Animals are such wonderful spirits. They can pick up on our moods…they offer their own type of empathic consolation. They have adapted to the fishbowl that we have placed them in. Our environment has had to learn the same. We go ripping through forests with saws and bulldozers….all for the sake of progress. God and Goddess knows, Atlanta does not have enough empty office buildings or condominiums. The tree that was cut down over the course of a day (even though there was nothing wrong with it) unfortunately was probably blocking someones view. .
We humans have also become so completely intolerant of each other. If someone elses lifestyle or belief system doesn’t fit with mine….I am going to tear them to shreds…beat them down until they can’t stand anymore. We watch to see where their spot of vulnerability is and that is where we strike.
I have watched this week as the arguments for and against Marriage Equality have taken place. I am so blessed….so fortunate to have surrounded myself with friends and family who feel that there should be no difference….that love is love. But on the flip side, I have experienced co-workers who argue and spit comments about how “that’s not how God intended it to be” and if I hear the phrase about “Adam and Eve, not Adam and Steve” one more time, I may vomit. Humans don’t like to feel like their little closed-in box of a world is threatened.

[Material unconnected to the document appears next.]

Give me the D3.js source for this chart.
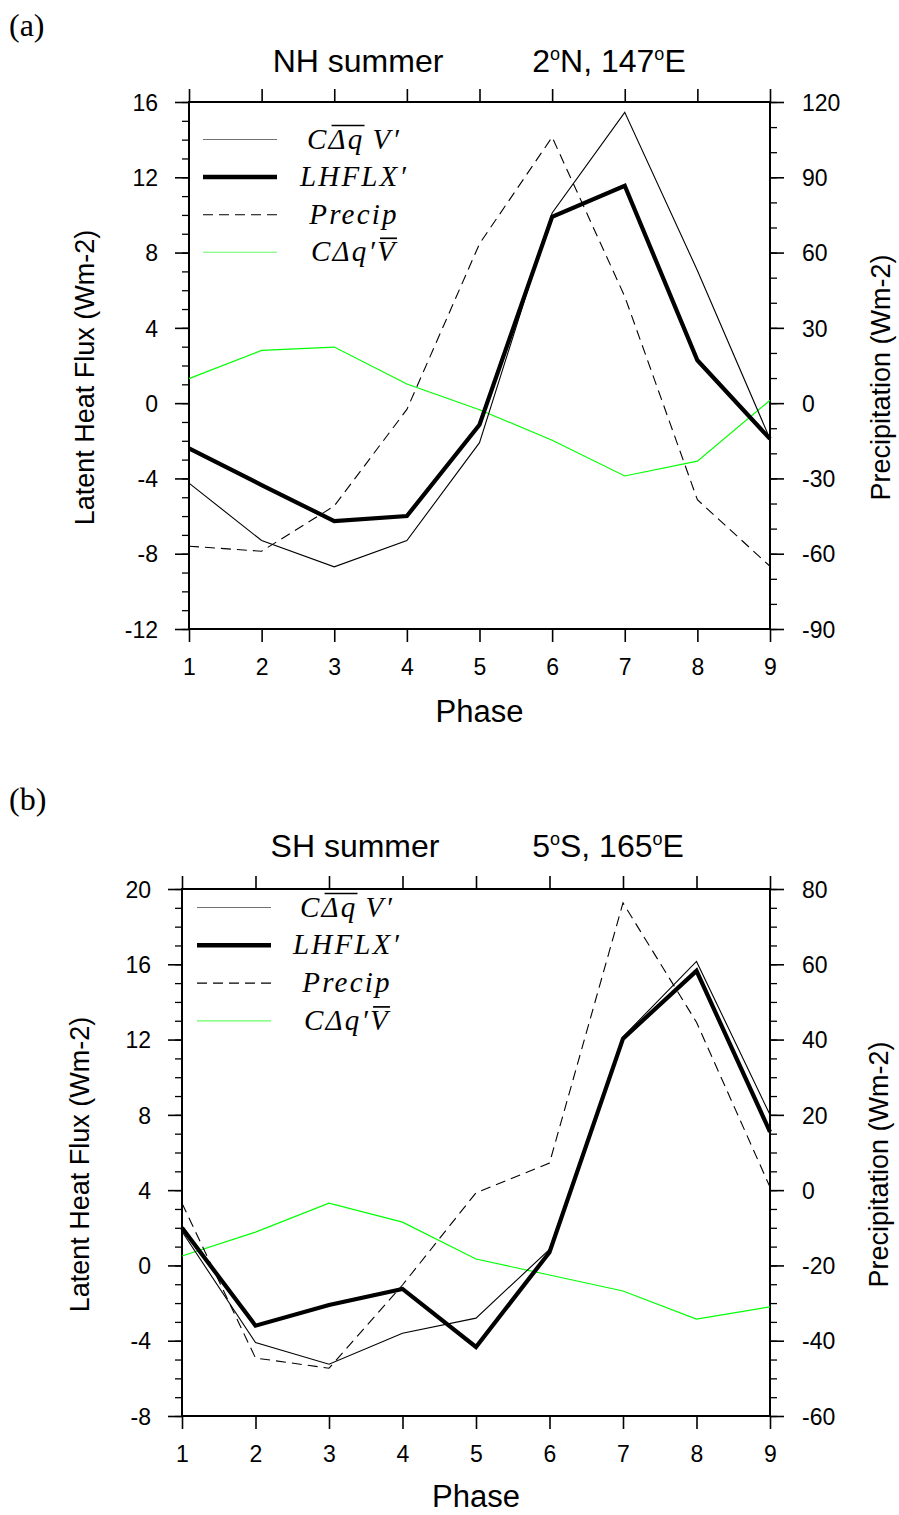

I have also witnessed the intolerance of religion all over Facebook this week. So many witches getting their knickers in a knot because other witches want to celebrate Easter and Ostara. I have so much fun with both. I celebrate Ostara…my altar is adorned with flowers and eggs and rabbits and crystals. When Easter approaches…my altar is adorned with flowers and eggs and rabbits and crystals….Hmmmm. Again, I feel like someone feels like their own little boxed in world is threatened. Personally, it takes a little bit more than an Easter egg and fluffy chicks for me to feel threatened. If someone wants to believe that Jesus rose from the dead…more power to them. That is hope for them. We as pagans have way more than enough Gods and Goddesses who are resurrected.
Trust me….I get it. I have my own comfort zones. But I sit back and watch as the world goes back to a survivalist mentality. If it threatens me….I get rid of it. I think that it is amazing that we put dogs down on a daily basis for acting the same way that humans do. We have become the growlingest, snarlingest, teeth-baringest bunch of folks around. We have decided that it is our job to back-stab, bitch-slap and bad-mouth anyone who doesn’t see eye to eye with us….hell, lately it is just as bad if someone looks at us cross-eyed.
I am not, by far, High Priest “Stick Up His Ass” by any means. I don’t care to be. My tradition is my own, paired with teachings that I have received from those I trust and the Ancients. I don’t really care if you don’t like it or not. I am not you….nor do I ever care to be. I am gay….I am a witch…I live a pretty regular life…I love my partner, my family, my animals, and my friends. It isn’t your job to decide what is right or wrong in my life. I am a grown man…I make those decisions.
Isn’t it time that we all leave the venom to those animals it is given naturally to? Isn’t it time to not always have to fight about something?
I have been beaten and mocked and made fun of for being gay. I have been mocked and made fun of for being a witch. I look forward to the day that both of those things are not shocking to others.